Assim, aproximemo-nos desse trono da graça, lançando sobre o Rei de misericórdia todas as nossas inquietações, pois Ele, como nos diz São Pedro, cuida de nós. Como o mais amoroso e atencioso esposo, Jesus está conosco, mas nós nos comportamos como a mais esquecida, dispersa, desatenta e infiel esposa. Peçamos, portanto, misericórdia. Se realmente queremos ouvir a promessa que Jesus faz a São Dimas: “Em verdade eu te digo: ainda hoje estarás comigo no Paraíso” (Lc 23, 43), precisamos exercitar a humildade e a fé, que são as bases do edifício espiritual. E então, vem Jesus e derrama sobre nós a sua graça.
Sim, o Bom Ladrão entrou no Paraíso.
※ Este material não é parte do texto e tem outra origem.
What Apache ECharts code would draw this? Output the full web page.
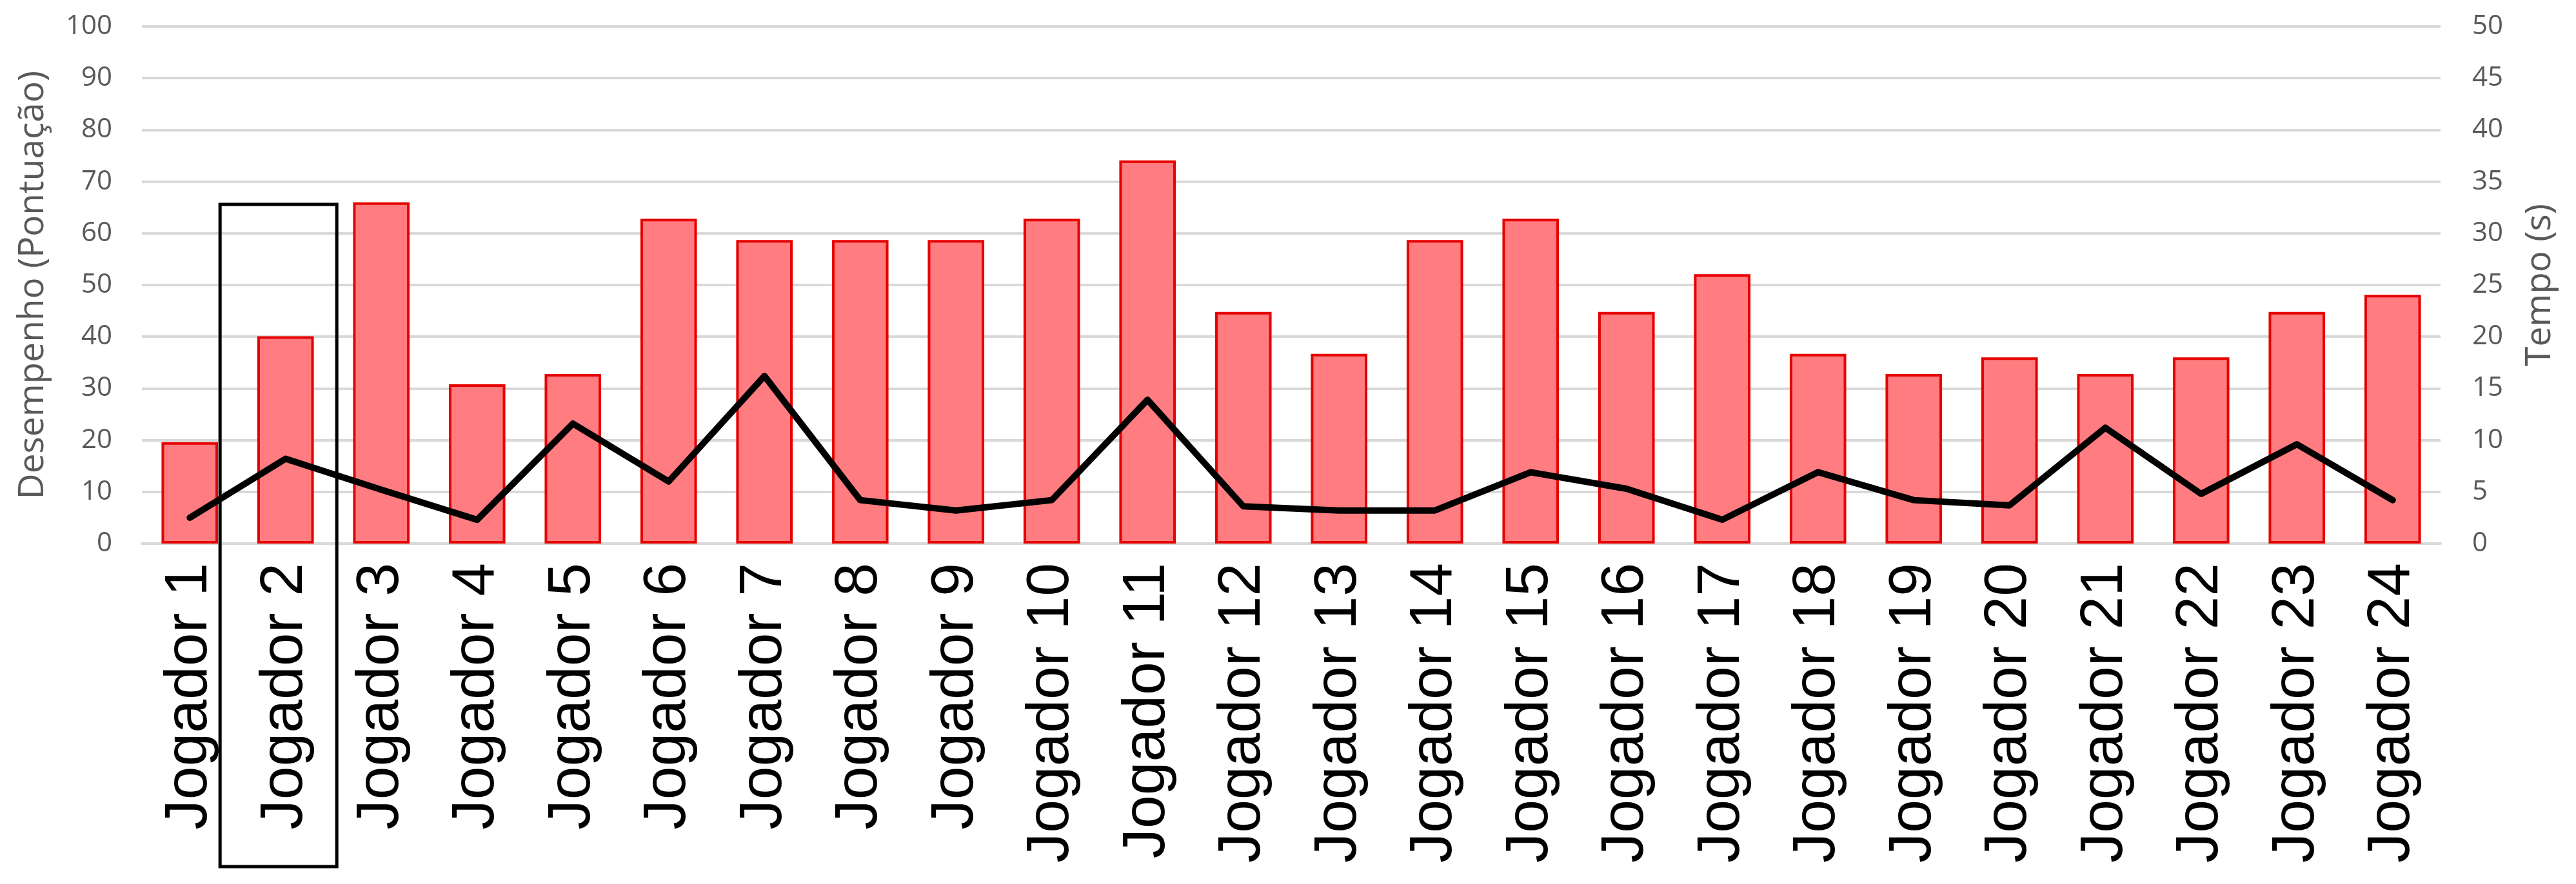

Aqui, é importante observar que o termo “Paraíso” é usado pouquíssimas vezes nas Escrituras, porque consiste em um termo técnico para se referir ao jardim de um rei. O que evoca aquelas imagens típicas do Oriente Médio: um jardim persa, onde os reis caçavam e podiam descansar; era uma espécie de jardim botânico, uma floresta particular que nos leva a pensar no Éden. Então, quando Jesus afirma que Dimas estará com Ele no Paraíso, está querendo dizer que o ladrão arrependido estará no jardim da felicidade, no reino eterno. É onde todos nós queremos estar, pois é onde o próprio Deus atenderá aos anseios mais profundos da nossa alma.
Mas, para que alcancemos esse dia maravilhoso, precisamos fazer uma profissão de fé viva, verdadeira e profunda. Mesmo que seja doloroso reconhecer a nossa miséria, Jesus é a misericórdia que nos acena ternamente e quer transformar a nossa vida. É assim que o Rei misericordioso poderá reinar não apenas em nosso coração, mas em todo o universo.